I was a little surprised.

(I love that in this picture it looks as though the tower roams silently through the woods, sliding up behind people and then probably frying them with its evil laser).

The tower was built by the owner of the local quarry, Wade Brown, in 1848. As with any folly, it serves no purpose at all, and in this case was built by Brown to provide work for people during a time of depression. It was then renovated in 1907 by Sir Charles Hobhouse who then owned the estate, who apparently used it as a hunting lodge. None of this information can be gleaned at the folly itself – it’s an utterly anonymous building. And I like that about it. It seems fitting for its purposeless existence to be left unexplained to those who might stumble upon it.

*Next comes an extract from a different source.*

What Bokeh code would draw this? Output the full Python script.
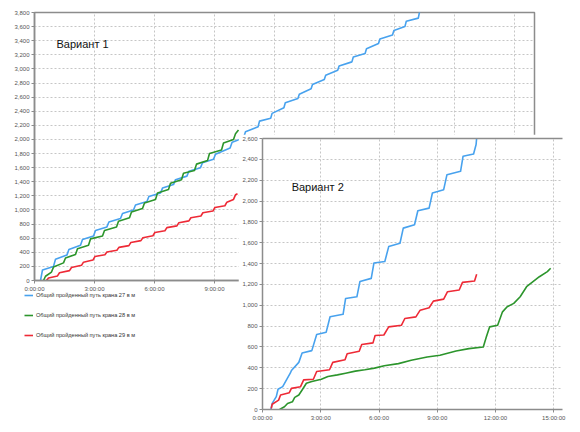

The walls are blank (but for the small stone engraving reading “WB 1848 / CH 1907”) from ground to the very top (perhaps 40ft high) where there are four windows, but for a door. When I first visited the door was shut, with apparently no means of opening it. Rusted metal, it has extra blocks and bars all over its edges, and while there’s a pull handle, it appears to be on the same side as what look like the hinges. I pushed and pulled, shoulder-barged and rattled, but it seemed quite stuck. And then, not really knowing why, I gave it a firm kick (it’s a tough metal door, not fragile at all – a kick was not going to worry it) and it burst open. The hinges were on the opposite side, and the pull handle meant for pushing. (The door is fine, by the way. It is simply slightly bigger than its own frame and wedges. Pulling it shut again renders it equally stuck).

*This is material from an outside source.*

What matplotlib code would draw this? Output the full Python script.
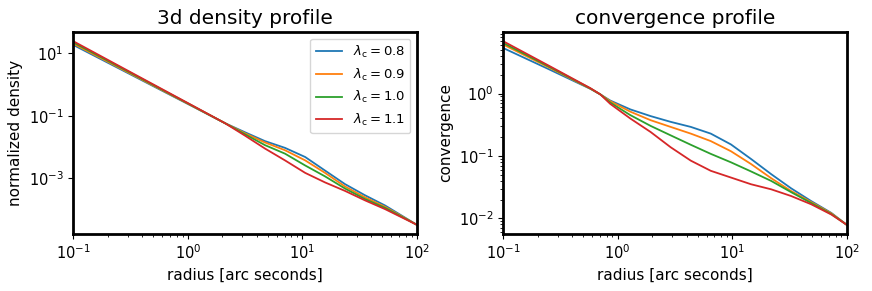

Inside the floor is covered by the broken remains of what must have once been the platform near the top, cages that once blocked the windows, ragged blue tarp, and a few dozen empty lager cans. It’s a sad state. Looking up is far more rewarding, however, as you see the stone steps that are mounted in the walls themselves, and not held up by any other means.


You remind me of the babe

Looking like they were designed by David Bowie’s goblin minions, they are in a bad state, crumbling threateningly and without handrails for most the way up. But that wasn’t enough to stop me then, and it’s not enough to stop me now. How could anyone resist? Climbing up is terrifying, not being sure if the steps will hold, and with nothing to balance yourself. I’m not sure why I should suddenly feel so imbalanced when stood on a two foot wide step, simply because it’s thirty feet high. I don’t suddenly lurch sideways during the majority of my life, so it seems strange that I should feel so wobbly in such circumstance. But it’s worth it. As mentioned, the viewing platform is at the bottom of the tower in pieces, with only two steel girders remaining besides the steps. But the walls are at least foot and a half thick, and the window sill makes a surprisingly safe-feeling ledge to rest on.

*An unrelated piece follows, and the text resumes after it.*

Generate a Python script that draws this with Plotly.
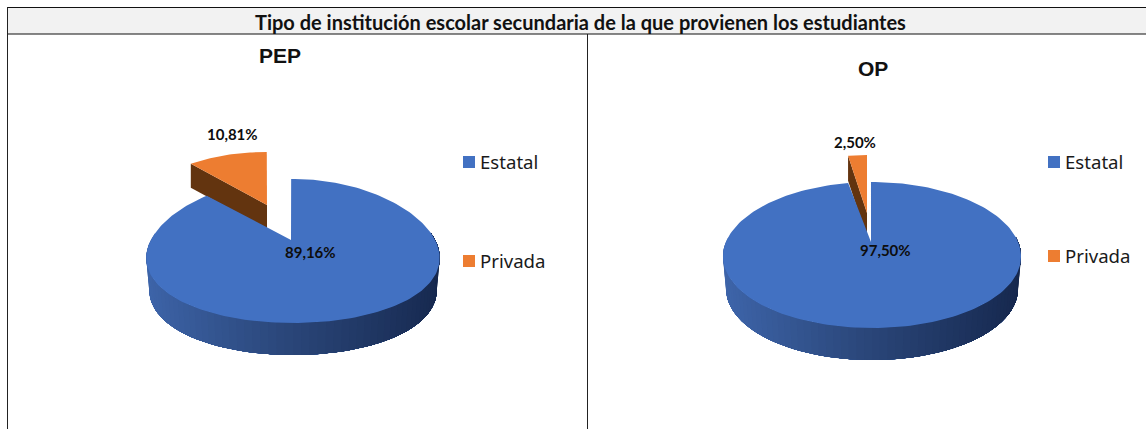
import numpy as np
import plotly.graph_objects as go

categories = ["Estatal", "Privada"]
pep_values = [89.16, 10.81]
op_values = [97.50, 2.50]
chart_titles = ["PEP", "OP"]
main_title = "Tipo de institución escolar secundaria de la que provienen los estudiantes"

BLUE, ORANGE, BROWN = "#4271c2", "#ed7d31", "#63340f"
W, H = 1146, 429

PIES = [
    dict(values=pep_values, title=chart_titles[0], title_xy=(280, 55),
         main=dict(cx=293, cy=251, a=146, b=72, ax=291, ay=240, depth=32, persp=0.10, rot=-0.014),
         small=dict(cx=267, cy=205, a=121, b=53, depth=24),
         big_label=(310, 252), small_label=(232, 134),
         legend_x=463, legend_y=(162, 261)),
    dict(values=op_values, title=chart_titles[1], title_xy=(873, 68),
         main=dict(cx=872, cy=255, a=149, b=73, ax=871, ay=242, depth=32, persp=0.02, rot=-0.007),
         small=dict(cx=867, cy=213, a=121, b=58, depth=25),
         big_label=(885, 250), small_label=(855, 142),
         legend_x=1048, legend_y=(162, 256)),
]


def point(g, theta, persp=0.0):
    s, c = np.sin(theta), np.cos(theta)
    return g["cx"] + g["a"] * s * (1 - persp * c), g["cy"] - g["b"] * c


def poly(fig, x, y, color, name=None):
    fig.add_trace(go.Scatter(x=list(x), y=list(y), mode="lines", fill="toself", fillcolor=color,
                             line=dict(color=color, width=0), showlegend=False,
                             name=name or "", hoverinfo="name" if name else "skip"))


def lerp_color(t):
    stops = [(0.0, (62, 101, 170)), (0.45, (43, 72, 124)), (1.0, (22, 40, 78))]
    for (t0, c0), (t1, c1) in zip(stops, stops[1:]):
        if t <= t1:
            f = (t - t0) / (t1 - t0)
            return "rgb(%d,%d,%d)" % tuple(round(a + (b - a) * f) for a, b in zip(c0, c1))
    return "rgb(22,40,78)"


fig = go.Figure()

for pie in PIES:
    big, small = pie["values"]
    m, o = pie["main"], pie["small"]
    sweep = 2 * np.pi * big / 100
    total = 2 * np.pi * (big + small) / 100

    # exploded small slice: wall then top
    t_small = np.linspace(sweep, total, 40)
    ox = o["cx"] + o["a"] * np.sin(t_small)
    oy = o["cy"] - o["b"] * np.cos(t_small)
    poly(fig, [ox[0], o["cx"], o["cx"], ox[0]],
         [oy[0], o["cy"], o["cy"] + o["depth"], oy[0] + o["depth"]], BROWN)
    poly(fig, [o["cx"], *ox], [o["cy"], *oy], ORANGE, categories[1])

    # side wall of the main slice: overlapping gradient bands, painted left to right
    t_end = np.pi / 2 - 0.25
    edges = np.linspace(3 * np.pi / 2 + 0.25, t_end, 71)
    shrink = 1 - 3 / m["a"]
    for i in range(70):
        t = np.linspace(edges[i], t_end, max(3, 70 - i))
        tx, ty = point(m, t, m["persp"])
        mid = (edges[i] + edges[i + 1]) / 2
        shade = (1 - np.sin(mid)) / 2  # 1 at left, 0 at right
        wx = m["cx"] + (tx - m["cx"]) * shrink
        wy = ty + m["depth"]
        poly(fig, [*tx, *wx[::-1]], [*ty, *wy[::-1]], lerp_color(1 - min(shade, 1)))

    # top of the main slice
    t_big = np.linspace(m["rot"], m["rot"] + sweep, 200)
    bx, by = point(m, t_big, m["persp"])
    poly(fig, [m["ax"], *bx], [m["ay"], *by], BLUE, categories[0])

    # value labels
    for (x, y), v in zip((pie["big_label"], pie["small_label"]), pie["values"]):
        fig.add_annotation(x=x, y=y, text=f"<b>{v:.2f}%</b>".replace(".", ","), showarrow=False,
                           font=dict(family="Lato", size=15, color="#0d0d0d"),
                           xanchor="center", yanchor="middle")

    # chart title
    fig.add_annotation(x=pie["title_xy"][0], y=pie["title_xy"][1], text=f"<b>{pie['title']}</b>",
                       showarrow=False, font=dict(family="Liberation Sans", size=21, color="#111111"),
                       xanchor="center", yanchor="middle")

    # legend
    fig.add_trace(go.Scatter(x=[pie["legend_x"] + 6] * 2, y=list(pie["legend_y"]), mode="markers",
                             marker=dict(symbol="square", size=12, color=[BLUE, ORANGE], line=dict(width=0)),
                             showlegend=False, hoverinfo="skip"))
    for c, y in zip(categories, pie["legend_y"]):
        fig.add_annotation(x=pie["legend_x"] + 17, y=y - 1, text=c, showarrow=False, xanchor="left",
                           yanchor="middle", xshift=-2,
                           font=dict(family="Noto Sans", size=18.6, color="#1a1a1a"))

# table frame
shapes = [
    dict(type="rect", x0=7, x1=W, y0=7, y1=34, fillcolor="#f2f2f2", line=dict(width=0), layer="below"),
    dict(type="line", x0=7, x1=W, y0=7.5, y1=7.5, line=dict(color="#111111", width=1.2)),
    dict(type="line", x0=7, x1=W, y0=34, y1=34, line=dict(color="#111111", width=1.2)),
    dict(type="line", x0=7.5, x1=7.5, y0=7, y1=H, line=dict(color="#222222", width=1)),
    dict(type="line", x0=587.5, x1=587.5, y0=34, y1=H, line=dict(color="#222222", width=1)),
]
fig.add_annotation(x=580, y=21.5, text=f"<b>{main_title}</b>", showarrow=False,
                   font=dict(family="Lato", size=20, color="#111111"), xanchor="center", yanchor="middle")

fig.update_layout(
    width=W, height=H, margin=dict(l=0, r=0, t=0, b=0), paper_bgcolor="white", plot_bgcolor="white",
    xaxis=dict(range=[0, W], visible=False, fixedrange=True),
    yaxis=dict(range=[H, 0], visible=False, fixedrange=True),
    shapes=shapes, showlegend=False,
)
fig.write_html("out.html", post_script="document.body.style.margin='0';", config={"displayModeBar": False})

The view from the top is absolutely wonderful, and the tower itself is intricately beautiful.

The folly is very magical, if somewhat dilapidated. Exploring the bricks around the ground level reveals stone-carved graffiti dating back to the 19th century, and all the way up until, well, the time I took my youth group there and they added their own with surrounding chalk. It would be a shame to see it restored, as its decay is beautiful, but it would be nice to see it at least cared for. It’s hard to wish too hard for that though, because any attention would surely lead to its being sealed off as the enormously dangerous safety hazard it clearly is, or worse, “fixed” until it became a plexiglassed monstrosity of tourism hell.

So here’s my campain: Don’t Save Brown’s Folly.

I made my way back down to where Jo was staring at the view from the hillside. It had produced a sunset, creating a fitting end for the third adventure.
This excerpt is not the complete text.